_DIRECTIONS_. Gather every line of the entries that includes the word "this".

_DATA TO PROCESS_.

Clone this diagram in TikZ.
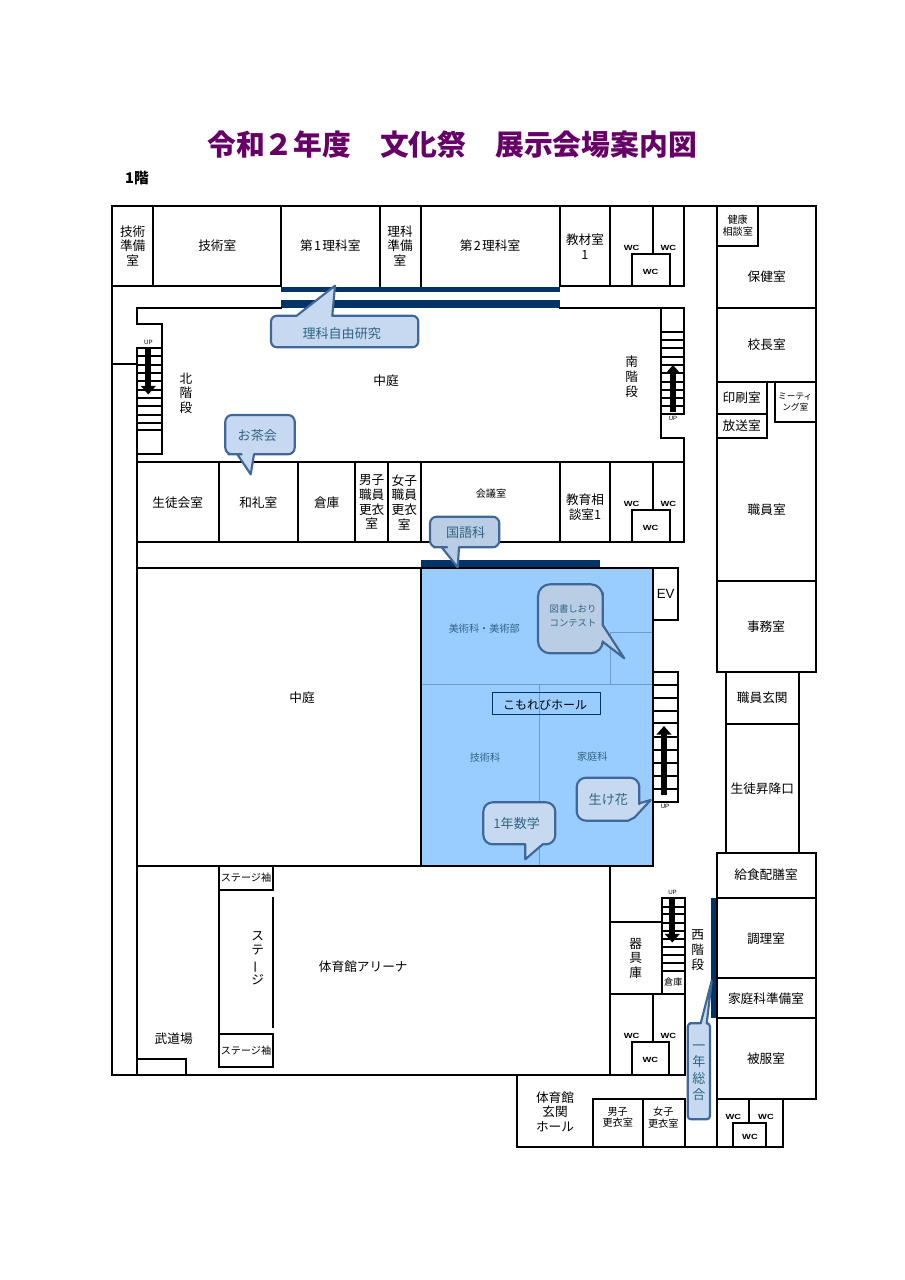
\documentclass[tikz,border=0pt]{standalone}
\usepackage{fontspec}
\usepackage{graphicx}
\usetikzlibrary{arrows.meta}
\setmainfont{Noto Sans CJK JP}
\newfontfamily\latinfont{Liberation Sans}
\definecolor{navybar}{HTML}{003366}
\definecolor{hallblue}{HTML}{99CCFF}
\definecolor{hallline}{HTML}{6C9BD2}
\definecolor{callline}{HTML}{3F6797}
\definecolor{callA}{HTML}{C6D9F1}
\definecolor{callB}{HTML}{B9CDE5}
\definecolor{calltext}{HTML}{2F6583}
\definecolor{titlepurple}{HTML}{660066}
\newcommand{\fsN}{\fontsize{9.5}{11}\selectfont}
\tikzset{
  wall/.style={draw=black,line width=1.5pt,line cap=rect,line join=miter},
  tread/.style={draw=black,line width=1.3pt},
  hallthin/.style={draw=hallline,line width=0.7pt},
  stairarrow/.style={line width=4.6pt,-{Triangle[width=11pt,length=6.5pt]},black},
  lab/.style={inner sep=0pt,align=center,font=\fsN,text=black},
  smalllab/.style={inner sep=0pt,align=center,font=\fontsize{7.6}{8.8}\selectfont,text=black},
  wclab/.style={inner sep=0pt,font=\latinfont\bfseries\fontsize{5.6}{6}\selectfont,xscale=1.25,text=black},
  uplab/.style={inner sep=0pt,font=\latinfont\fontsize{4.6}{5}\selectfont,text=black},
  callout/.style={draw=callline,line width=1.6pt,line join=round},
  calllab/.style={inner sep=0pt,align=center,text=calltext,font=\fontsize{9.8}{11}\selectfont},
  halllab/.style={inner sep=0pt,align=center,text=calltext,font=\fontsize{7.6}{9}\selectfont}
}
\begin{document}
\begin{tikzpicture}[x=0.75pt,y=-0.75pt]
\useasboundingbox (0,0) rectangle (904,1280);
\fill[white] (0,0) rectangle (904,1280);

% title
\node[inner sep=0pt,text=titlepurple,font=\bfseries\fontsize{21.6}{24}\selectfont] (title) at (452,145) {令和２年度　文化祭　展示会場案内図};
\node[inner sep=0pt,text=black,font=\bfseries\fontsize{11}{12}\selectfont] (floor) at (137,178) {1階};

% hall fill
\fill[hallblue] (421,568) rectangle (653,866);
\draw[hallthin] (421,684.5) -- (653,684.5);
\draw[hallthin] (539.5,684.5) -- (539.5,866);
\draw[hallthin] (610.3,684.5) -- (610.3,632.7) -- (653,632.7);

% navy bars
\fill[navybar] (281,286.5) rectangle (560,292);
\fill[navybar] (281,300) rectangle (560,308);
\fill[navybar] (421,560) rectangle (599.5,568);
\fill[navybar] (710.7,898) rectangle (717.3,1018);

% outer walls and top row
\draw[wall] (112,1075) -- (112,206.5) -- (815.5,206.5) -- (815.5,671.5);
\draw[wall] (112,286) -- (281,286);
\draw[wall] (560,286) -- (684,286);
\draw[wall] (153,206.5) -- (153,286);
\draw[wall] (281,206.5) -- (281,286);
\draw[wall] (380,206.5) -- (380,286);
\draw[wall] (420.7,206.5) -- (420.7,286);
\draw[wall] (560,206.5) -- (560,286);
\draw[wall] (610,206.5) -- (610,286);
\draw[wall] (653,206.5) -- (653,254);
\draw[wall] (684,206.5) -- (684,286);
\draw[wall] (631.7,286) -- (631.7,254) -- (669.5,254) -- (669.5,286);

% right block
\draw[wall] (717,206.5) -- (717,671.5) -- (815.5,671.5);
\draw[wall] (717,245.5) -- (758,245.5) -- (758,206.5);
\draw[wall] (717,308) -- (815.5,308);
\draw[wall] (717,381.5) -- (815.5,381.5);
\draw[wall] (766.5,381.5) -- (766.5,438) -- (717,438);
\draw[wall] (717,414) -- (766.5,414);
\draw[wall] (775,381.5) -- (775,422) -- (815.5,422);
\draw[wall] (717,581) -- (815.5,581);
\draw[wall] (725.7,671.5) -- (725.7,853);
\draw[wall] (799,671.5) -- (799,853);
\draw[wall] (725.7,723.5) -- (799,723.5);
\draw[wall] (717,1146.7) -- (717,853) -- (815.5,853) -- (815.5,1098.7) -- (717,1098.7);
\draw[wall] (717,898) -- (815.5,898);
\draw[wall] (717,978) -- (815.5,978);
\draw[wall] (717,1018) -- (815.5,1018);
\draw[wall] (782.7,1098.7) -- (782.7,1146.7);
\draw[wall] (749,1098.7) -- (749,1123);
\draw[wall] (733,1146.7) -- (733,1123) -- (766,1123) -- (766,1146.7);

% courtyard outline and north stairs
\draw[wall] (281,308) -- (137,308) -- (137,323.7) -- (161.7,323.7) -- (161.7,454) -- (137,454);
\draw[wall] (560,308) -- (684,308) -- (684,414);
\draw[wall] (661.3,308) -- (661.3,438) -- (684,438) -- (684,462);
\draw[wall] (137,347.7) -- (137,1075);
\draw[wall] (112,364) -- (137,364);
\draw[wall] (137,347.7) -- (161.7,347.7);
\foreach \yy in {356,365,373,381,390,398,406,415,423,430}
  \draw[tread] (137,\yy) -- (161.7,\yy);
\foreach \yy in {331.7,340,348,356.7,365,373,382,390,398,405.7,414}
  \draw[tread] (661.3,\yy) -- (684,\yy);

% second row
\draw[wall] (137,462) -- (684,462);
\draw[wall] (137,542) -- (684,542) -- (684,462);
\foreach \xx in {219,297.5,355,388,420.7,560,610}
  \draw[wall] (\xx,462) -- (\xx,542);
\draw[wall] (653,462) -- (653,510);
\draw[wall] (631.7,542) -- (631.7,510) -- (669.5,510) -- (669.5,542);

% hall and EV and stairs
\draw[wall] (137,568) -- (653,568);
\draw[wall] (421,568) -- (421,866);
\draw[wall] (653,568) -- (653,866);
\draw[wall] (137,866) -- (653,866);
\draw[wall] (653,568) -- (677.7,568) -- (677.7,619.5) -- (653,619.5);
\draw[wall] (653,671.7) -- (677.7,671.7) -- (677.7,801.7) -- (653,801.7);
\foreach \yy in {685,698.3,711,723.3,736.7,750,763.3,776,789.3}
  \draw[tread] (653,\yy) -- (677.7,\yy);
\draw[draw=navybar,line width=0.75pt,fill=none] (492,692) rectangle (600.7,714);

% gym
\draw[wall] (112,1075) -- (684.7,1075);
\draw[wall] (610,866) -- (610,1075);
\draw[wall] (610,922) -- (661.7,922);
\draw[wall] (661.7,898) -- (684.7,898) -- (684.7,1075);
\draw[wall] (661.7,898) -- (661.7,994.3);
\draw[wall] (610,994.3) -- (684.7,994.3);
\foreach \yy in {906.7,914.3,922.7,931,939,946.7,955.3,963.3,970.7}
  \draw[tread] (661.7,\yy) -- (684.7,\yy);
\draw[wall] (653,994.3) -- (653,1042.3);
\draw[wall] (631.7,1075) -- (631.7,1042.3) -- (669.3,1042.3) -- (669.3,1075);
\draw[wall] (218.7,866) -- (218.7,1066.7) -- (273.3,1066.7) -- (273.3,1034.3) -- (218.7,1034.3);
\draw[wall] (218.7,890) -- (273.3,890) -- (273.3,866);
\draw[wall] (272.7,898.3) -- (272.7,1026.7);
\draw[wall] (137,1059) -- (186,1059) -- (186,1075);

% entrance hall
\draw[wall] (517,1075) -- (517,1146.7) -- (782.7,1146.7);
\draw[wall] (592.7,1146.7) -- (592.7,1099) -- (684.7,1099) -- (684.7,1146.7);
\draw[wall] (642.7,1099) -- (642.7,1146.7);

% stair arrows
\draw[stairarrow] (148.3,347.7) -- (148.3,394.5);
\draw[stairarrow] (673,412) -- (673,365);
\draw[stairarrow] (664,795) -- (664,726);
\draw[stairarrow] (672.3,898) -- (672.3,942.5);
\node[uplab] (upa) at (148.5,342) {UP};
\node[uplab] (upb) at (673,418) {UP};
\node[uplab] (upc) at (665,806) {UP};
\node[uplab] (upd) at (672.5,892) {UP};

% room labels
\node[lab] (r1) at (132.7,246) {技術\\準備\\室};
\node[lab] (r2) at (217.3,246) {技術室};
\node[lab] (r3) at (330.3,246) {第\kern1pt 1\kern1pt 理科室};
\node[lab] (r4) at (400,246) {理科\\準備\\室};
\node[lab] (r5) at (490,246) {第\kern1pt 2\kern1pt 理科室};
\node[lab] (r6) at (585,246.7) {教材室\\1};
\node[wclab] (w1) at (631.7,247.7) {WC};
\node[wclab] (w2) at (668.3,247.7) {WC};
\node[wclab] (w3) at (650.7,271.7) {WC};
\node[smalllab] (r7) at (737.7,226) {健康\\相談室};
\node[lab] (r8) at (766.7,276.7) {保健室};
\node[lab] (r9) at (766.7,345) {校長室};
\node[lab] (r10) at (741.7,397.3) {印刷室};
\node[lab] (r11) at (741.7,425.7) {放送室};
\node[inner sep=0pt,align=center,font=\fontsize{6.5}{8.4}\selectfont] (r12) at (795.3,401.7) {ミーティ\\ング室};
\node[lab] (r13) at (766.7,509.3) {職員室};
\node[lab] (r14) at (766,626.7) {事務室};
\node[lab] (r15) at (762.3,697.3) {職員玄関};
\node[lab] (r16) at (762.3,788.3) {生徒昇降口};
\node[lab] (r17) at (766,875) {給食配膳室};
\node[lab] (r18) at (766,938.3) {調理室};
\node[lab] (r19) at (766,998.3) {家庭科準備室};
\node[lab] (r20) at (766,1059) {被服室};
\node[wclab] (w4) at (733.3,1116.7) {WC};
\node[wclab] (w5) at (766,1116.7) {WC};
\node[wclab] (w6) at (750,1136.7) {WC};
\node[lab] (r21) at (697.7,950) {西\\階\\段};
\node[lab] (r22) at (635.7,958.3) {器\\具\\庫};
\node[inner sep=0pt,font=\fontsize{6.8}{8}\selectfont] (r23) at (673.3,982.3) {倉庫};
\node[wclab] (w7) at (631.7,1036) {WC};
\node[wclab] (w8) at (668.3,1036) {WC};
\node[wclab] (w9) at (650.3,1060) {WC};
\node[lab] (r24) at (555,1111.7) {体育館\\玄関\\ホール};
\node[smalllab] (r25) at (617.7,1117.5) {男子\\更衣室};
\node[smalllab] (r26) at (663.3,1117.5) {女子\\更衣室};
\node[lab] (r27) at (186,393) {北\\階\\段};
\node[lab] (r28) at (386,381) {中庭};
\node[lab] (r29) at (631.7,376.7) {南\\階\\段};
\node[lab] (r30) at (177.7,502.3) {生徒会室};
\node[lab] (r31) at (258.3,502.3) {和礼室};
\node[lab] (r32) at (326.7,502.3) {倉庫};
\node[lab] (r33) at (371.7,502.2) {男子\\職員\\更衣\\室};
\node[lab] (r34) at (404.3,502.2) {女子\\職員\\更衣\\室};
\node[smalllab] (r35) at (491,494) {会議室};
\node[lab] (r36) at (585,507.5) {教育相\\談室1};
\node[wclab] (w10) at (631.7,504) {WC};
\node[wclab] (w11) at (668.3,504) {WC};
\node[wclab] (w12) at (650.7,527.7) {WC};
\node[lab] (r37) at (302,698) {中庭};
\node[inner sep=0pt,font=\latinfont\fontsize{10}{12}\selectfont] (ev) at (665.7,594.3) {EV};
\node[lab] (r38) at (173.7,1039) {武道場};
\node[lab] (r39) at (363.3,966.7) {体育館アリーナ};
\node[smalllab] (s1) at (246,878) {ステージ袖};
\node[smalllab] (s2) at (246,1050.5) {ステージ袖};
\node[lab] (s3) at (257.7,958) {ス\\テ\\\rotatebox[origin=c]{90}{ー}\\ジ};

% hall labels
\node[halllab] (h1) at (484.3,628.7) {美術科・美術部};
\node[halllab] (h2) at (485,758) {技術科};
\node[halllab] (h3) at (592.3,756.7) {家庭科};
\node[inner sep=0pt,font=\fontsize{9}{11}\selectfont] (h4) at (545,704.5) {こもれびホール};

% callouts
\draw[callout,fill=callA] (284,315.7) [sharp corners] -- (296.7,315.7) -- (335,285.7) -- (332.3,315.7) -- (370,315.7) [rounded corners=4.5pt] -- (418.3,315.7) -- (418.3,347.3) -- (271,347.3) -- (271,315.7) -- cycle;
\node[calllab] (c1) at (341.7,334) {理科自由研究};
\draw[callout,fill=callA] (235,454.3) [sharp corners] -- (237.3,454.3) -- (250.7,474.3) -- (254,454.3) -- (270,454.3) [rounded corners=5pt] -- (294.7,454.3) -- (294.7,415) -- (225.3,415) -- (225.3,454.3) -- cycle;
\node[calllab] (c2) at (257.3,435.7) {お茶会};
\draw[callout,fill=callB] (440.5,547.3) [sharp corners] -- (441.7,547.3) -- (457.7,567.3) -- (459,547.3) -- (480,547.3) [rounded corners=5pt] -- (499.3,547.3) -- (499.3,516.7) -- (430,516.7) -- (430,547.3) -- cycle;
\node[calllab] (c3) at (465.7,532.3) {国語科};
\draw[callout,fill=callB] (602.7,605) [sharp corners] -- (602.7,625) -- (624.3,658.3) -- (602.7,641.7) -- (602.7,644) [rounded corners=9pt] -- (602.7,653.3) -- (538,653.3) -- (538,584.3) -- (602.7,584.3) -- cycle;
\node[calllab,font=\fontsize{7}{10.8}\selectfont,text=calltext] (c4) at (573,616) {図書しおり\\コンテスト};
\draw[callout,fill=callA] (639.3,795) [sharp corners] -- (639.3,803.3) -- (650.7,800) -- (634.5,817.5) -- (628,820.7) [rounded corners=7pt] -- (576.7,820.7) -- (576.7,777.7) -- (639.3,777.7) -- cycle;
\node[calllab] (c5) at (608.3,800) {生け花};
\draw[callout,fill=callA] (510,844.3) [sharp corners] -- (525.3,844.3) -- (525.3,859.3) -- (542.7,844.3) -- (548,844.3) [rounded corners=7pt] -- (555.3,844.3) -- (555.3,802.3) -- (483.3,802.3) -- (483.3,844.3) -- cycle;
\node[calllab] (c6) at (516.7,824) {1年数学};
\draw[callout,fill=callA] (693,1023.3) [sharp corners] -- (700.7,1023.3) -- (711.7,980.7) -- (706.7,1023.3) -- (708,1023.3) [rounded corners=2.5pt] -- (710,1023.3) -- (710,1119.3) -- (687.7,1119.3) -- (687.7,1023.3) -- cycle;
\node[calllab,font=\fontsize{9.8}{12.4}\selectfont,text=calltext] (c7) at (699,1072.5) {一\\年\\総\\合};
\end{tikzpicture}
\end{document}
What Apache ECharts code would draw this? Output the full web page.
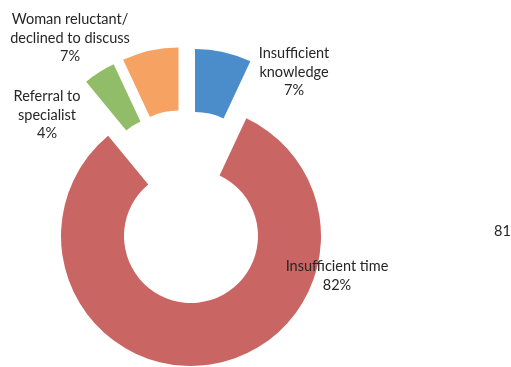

_OUTPUT_.
Clone this diagram in TikZ.
What Apache ECharts code would draw this? Output the full web page.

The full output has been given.